Bettina Pousttchi (*1971 in Mainz, lebt und arbeitet in Berlin) zeigt unter dem Titel Allee neue Skulpturen, die ihren Ausgangspunkt in der Auseinandersetzung der Künstlerin mit dem öffentlichen Raum und dessen Strukturen haben.

Städtisches Funktionsmobiliar, in diesem Fall Baumschutzbügel, wurde durch mechanisches Biegen, Pressen und Verdrehen in eine bewegte dynamische Form gebracht. Paarweise oder in kleinen Gruppen angeordnet werden die so bearbeiteten Baumschutzbügel zu einer Skulptur montiert, deren Volumen einzig aus der Lineatur entsteht. Man erkennt die funktionalen Objekte auch in der veränderten Form wieder und rekonstruiert die Kräfte, die darauf eingewirkt haben. In ihrer Bewegtheit besitzen die Arbeiten, denen ein mitunter anthropomorpher Bezug nicht abzusprechen ist, etwas Tänzerisches und Sequenzielles.

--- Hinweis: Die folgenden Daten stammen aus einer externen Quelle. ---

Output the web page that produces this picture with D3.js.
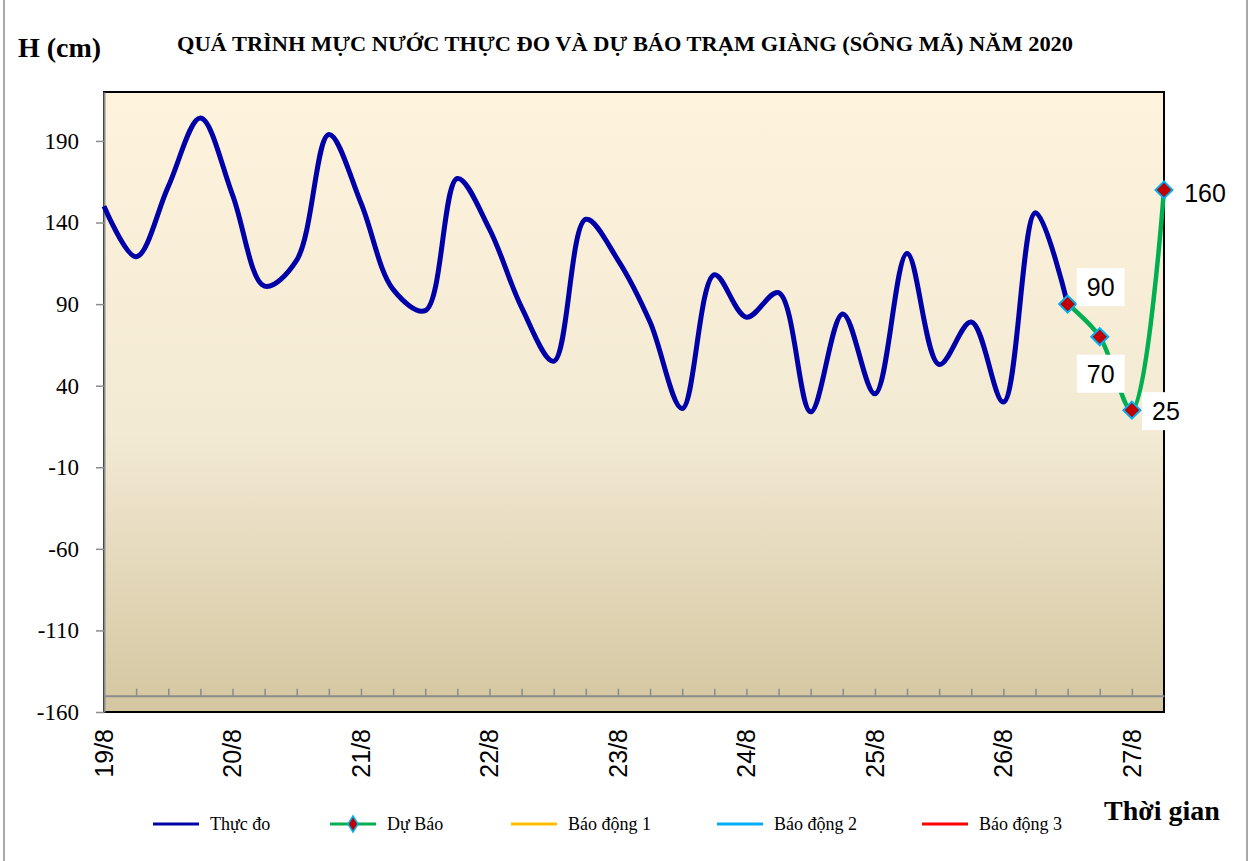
<!DOCTYPE html>
<html>
<head>
<meta charset="utf-8">
<script src="https://cdn.jsdelivr.net/npm/d3@7"></script>
<style>
  body { margin: 0; background: #fff; }
  svg { display: block; }
</style>
</head>
<body>
<div id="chart"></div>
<script>
// gio tinh tu dau ngay 19/8, moi diem cach nhau 6 gio
const gioThucDo = d3.range(0, 181, 6);
const thucDo = [150, 119, 162, 204, 157, 101, 117, 194, 152, 99,
                86, 167, 136, 88, 55, 142, 117, 79, 26, 108,
                82, 97, 24, 84, 35, 121, 53, 79, 30, 146, 90];
const gioDuBao = [180, 186, 192, 198];
const duBao = [90, 70, 25, 160];
const nhanNgay = ['19/8', '20/8', '21/8', '22/8', '23/8', '24/8', '25/8', '26/8', '27/8'];
const gioNhan = [0, 24, 48, 72, 96, 120, 144, 168, 192];
const mocY = [-160, -110, -60, -10, 40, 90, 140, 190];
const tenChuGiai = ['Thực đo', 'Dự Báo', 'Báo động 1', 'Báo động 2', 'Báo động 3'];
const mauChuGiai = ['#0000A8', '#00B050', '#FFC000', '#00B0F0', '#FF0000'];

const width = 1250, height = 861;
const serif = '"Liberation Serif", "Times New Roman", serif';
const sans = '"Liberation Sans", Arial, sans-serif';

const svg = d3.select('#chart')
  .append('svg')
    .attr('width', width)
    .attr('height', height);

// khung ngoai
svg.append('rect')
  .attr('x', 4).attr('y', -2)
  .attr('width', 1243).attr('height', 866)
  .attr('fill', '#fff')
  .attr('stroke', '#8c8c8c')
  .attr('stroke-width', 1.5);

const x = d3.scaleLinear().domain([0, 198]).range([104, 1164]);
const y = d3.scaleLinear().domain([-160, 220]).range([712, 92]);

// nen vung ve
const grad = svg.append('defs').append('linearGradient')
  .attr('id', 'nen').attr('x1', 0).attr('y1', 0).attr('x2', 0).attr('y2', 1);
grad.append('stop').attr('offset', '0%').attr('stop-color', '#FEF3DD');
grad.append('stop').attr('offset', '55%').attr('stop-color', '#F3EAD4');
grad.append('stop').attr('offset', '100%').attr('stop-color', '#D4C6A0');

svg.append('rect')
  .attr('x', x(0)).attr('y', y(220))
  .attr('width', x(198) - x(0)).attr('height', y(-160) - y(220))
  .attr('fill', 'url(#nen)')
  .attr('stroke', '#000')
  .attr('stroke-width', 2);

// truc hoanh (duong xam o muc -150)
const trucX = svg.append('g')
  .attr('transform', `translate(0,${y(-150)})`)
  .call(d3.axisTop(x)
    .tickValues(d3.range(6, 198, 6))
    .tickSizeInner(7)
    .tickSizeOuter(0)
    .tickFormat(''));
trucX.select('.domain').attr('stroke', '#8c8c8c').attr('stroke-width', 2);
trucX.selectAll('.tick line').attr('stroke', '#8c8c8c').attr('stroke-width', 1.5);

// truc tung
const trucY = svg.append('g')
  .attr('transform', `translate(${x(0)},0)`)
  .call(d3.axisLeft(y)
    .tickValues(mocY)
    .tickSizeInner(8)
    .tickSizeOuter(0)
    .tickPadding(17)
    .tickFormat(d => String(d)));
trucY.select('.domain').attr('stroke', '#8c8c8c').attr('stroke-width', 2);
trucY.selectAll('.tick line').attr('stroke', '#8c8c8c').attr('stroke-width', 1.5);
trucY.selectAll('.tick text')
  .attr('font-family', serif)
  .attr('font-size', 23)
  .attr('fill', '#000');

// nhan ngay xoay doc
svg.append('g').selectAll('text')
  .data(nhanNgay)
  .enter()
    .append('text')
    .attr('transform', (d, i) => `translate(${x(gioNhan[i])},729) rotate(-90)`)
    .attr('dy', '0.35em')
    .attr('text-anchor', 'end')
    .attr('font-family', sans)
    .attr('font-size', 25)
    .attr('fill', '#000')
    .text(d => d);

// duong thuc do
const duongCong = d3.line()
  .x(d => x(d[0]))
  .y(d => y(d[1]))
  .curve(d3.curveCatmullRom.alpha(0.5));

svg.append('path')
  .datum(gioThucDo.map((h, i) => [h, thucDo[i]]))
  .attr('d', duongCong)
  .attr('fill', 'none')
  .attr('stroke', mauChuGiai[0])
  .attr('stroke-width', 5)
  .attr('stroke-linejoin', 'round');

const diemDuBao = gioDuBao.map((h, i) => [h, duBao[i]]);

svg.append('path')
  .datum(diemDuBao)
  .attr('d', duongCong)
  .attr('fill', 'none')
  .attr('stroke', mauChuGiai[1])
  .attr('stroke-width', 4.5);

const hinhThoi = (cx, cy, rx, ry) =>
  `M${cx},${cy - ry}L${cx + rx},${cy}L${cx},${cy + ry}L${cx - rx},${cy}Z`;

svg.append('g').selectAll('path')
  .data(diemDuBao)
  .enter()
    .append('path')
    .attr('d', d => hinhThoi(x(d[0]), y(d[1]), 8.5, 8.5))
    .attr('fill', '#C00000')
    .attr('stroke', '#00B0F0')
    .attr('stroke-width', 2);

// nhan gia tri du bao (vi tri tuong doi so voi diem)
const lechNhan = [[33, -17], [1, 37], [34, 1], [41, 3]];
const nhanGiaTri = svg.append('g');
diemDuBao.forEach((d, i) => {
  const g = nhanGiaTri.append('g')
    .attr('transform', `translate(${x(d[0]) + lechNhan[i][0]},${y(d[1]) + lechNhan[i][1]})`);
  const t = g.append('text')
    .attr('text-anchor', 'middle')
    .attr('dy', '0.36em')
    .attr('font-family', sans)
    .attr('font-size', 25)
    .attr('fill', '#000')
    .text(d[1]);
  const b = t.node().getBBox();
  g.insert('rect', 'text')
    .attr('x', b.x - 10).attr('y', b.y - 5)
    .attr('width', b.width + 20).attr('height', b.height + 10)
    .attr('fill', '#fff');
});

// tieu de
svg.append('text')
  .attr('x', 18).attr('y', 57)
  .attr('font-family', serif)
  .attr('font-weight', 'bold')
  .attr('font-size', 28)
  .text('H (cm)');

svg.append('text')
  .attr('x', 625).attr('y', 51)
  .attr('text-anchor', 'middle')
  .attr('font-family', serif)
  .attr('font-weight', 'bold')
  .attr('font-size', 20)
  .attr('textLength', 896)
  .attr('lengthAdjust', 'spacingAndGlyphs')
  .text('QUÁ TRÌNH MỰC NƯỚC THỰC ĐO VÀ DỰ BÁO TRẠM GIÀNG (SÔNG MÃ) NĂM 2020');

svg.append('text')
  .attr('x', 1104).attr('y', 820)
  .attr('font-family', serif)
  .attr('font-weight', 'bold')
  .attr('font-size', 28)
  .text('Thời gian');

// chu giai
const viTriChuGiai = [153, 330, 511, 717, 922];
const chuGiai = svg.append('g').attr('transform', 'translate(0,824)');
tenChuGiai.forEach((ten, i) => {
  const g = chuGiai.append('g').attr('transform', `translate(${viTriChuGiai[i]},0)`);
  g.append('line')
    .attr('x1', 0).attr('x2', 46)
    .attr('stroke', mauChuGiai[i])
    .attr('stroke-width', 3);
  if (i === 1) {
    g.append('path')
      .attr('d', hinhThoi(23, 0, 5, 8))
      .attr('fill', '#C00000')
      .attr('stroke', '#00B0F0')
      .attr('stroke-width', 1.5);
  }
  g.append('text')
    .attr('x', 57).attr('y', 6)
    .attr('font-family', serif)
    .attr('font-size', 18)
    .attr('fill', '#000')
    .text(ten);
});
</script>
</body>
</html>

Die moos- oder hellgrüne Farbe erinnert an Tarn- oder Schutzfarbe und verstärkt die optische Verschmelzung der einzelnen Teile zu einer geschlossenen Form.

Die Arbeiten von Bettina Pousttchi nehmen oftmals Bezug auf den urbanen und historischen Kontext eines gegebenen Ortes. Die Künstlerin erkennt in den Dingen, Orten und Situationen latente Möglichkeiten und rückt diese in den Vordergrund, um etwas Neues zu erschaffen, das gleichwohl etwas über das Zugrundeliegende aussagt, wie es Jeremy Stick vom Nasher Sculpture Center Dallas in seinem Essay „Urbane Objekte: Die Skulpturen von Bettina Pousttchi“ formuliert. Und weiter schreibt er: „In ihren Arbeiten verbinden sich Neugier und Vorstellungsvermögen mit Recherche und geschickten Modifizierungen, wobei die komplexen Bedeutungen der jeweiligen Dinge, Orte und Situationen zum Bereich künstlerischen Handelns werden.“

Seit 2009 realisiert Bettina Pousttchi monumentale ortsspezifische Interventionen auf Gebäuden im öffentlichen Raum, die in Bezug stehen zum historischen und urbanen Kontext des jeweiligen Gebäudes. So realisierte die Künstlerin 2009/2010 die Fotoinstallation Echo auf der gesamten Fassade der Temporären Kunsthalle Berlin, die an den kurz zuvor abgerissenen Palast der Republik erinnerte. An der Schirn Kunsthalle war 2012 ihre ortsspezifische Fotoinstallation Framework auf den Fenstern der Rotunde und des Ostflügels zu sehen, die auf die Veränderung des urbanen und sozialen Kontextes der Frankfurter Innenstadt Bezug nahm. Für die monumentale Arbeit The City verhüllte Bettina Pousttchi die Fassade des Wolfsburger Schlosses mit einer Fotomontage von Wolkenkratzern, die zur Zeit ihrer jeweiligen Fertigstellung die höchsten Gebäude der Welt waren. Den Nasher Sculpture Center von Renzo Piano in Dallas baute sie zu einem Drive Thru Museum um und reagierte damit auf den spezifischen Ort des Museums, ein früherer öffentlicher Parkplatz, und auf die soziale und urbane Struktur der Stadt, die für das Automobil gebaut ist.

Arbeiten der Künstlerin waren unlängst in einer Kooperation mit Daniel Buren in der Kunsthalle Mainz zu sehen. Des weiteren hatte Bettina Pousttchi in den letzten zwei Jahren Einzelausstellungen im Arts Club of Chicago, dem Hirshhorn Museum and Sculpture Garden, Washington D.C. und in der Phillips Collection, Washington D.C. sowie davor im Nasher Sculpture Center Dallas. Aktuell zeigt das Kunstmuseum St.Gallen in der Lokremise eine grosse Präsentation neuer Arbeiten von Bettina Pousttchi.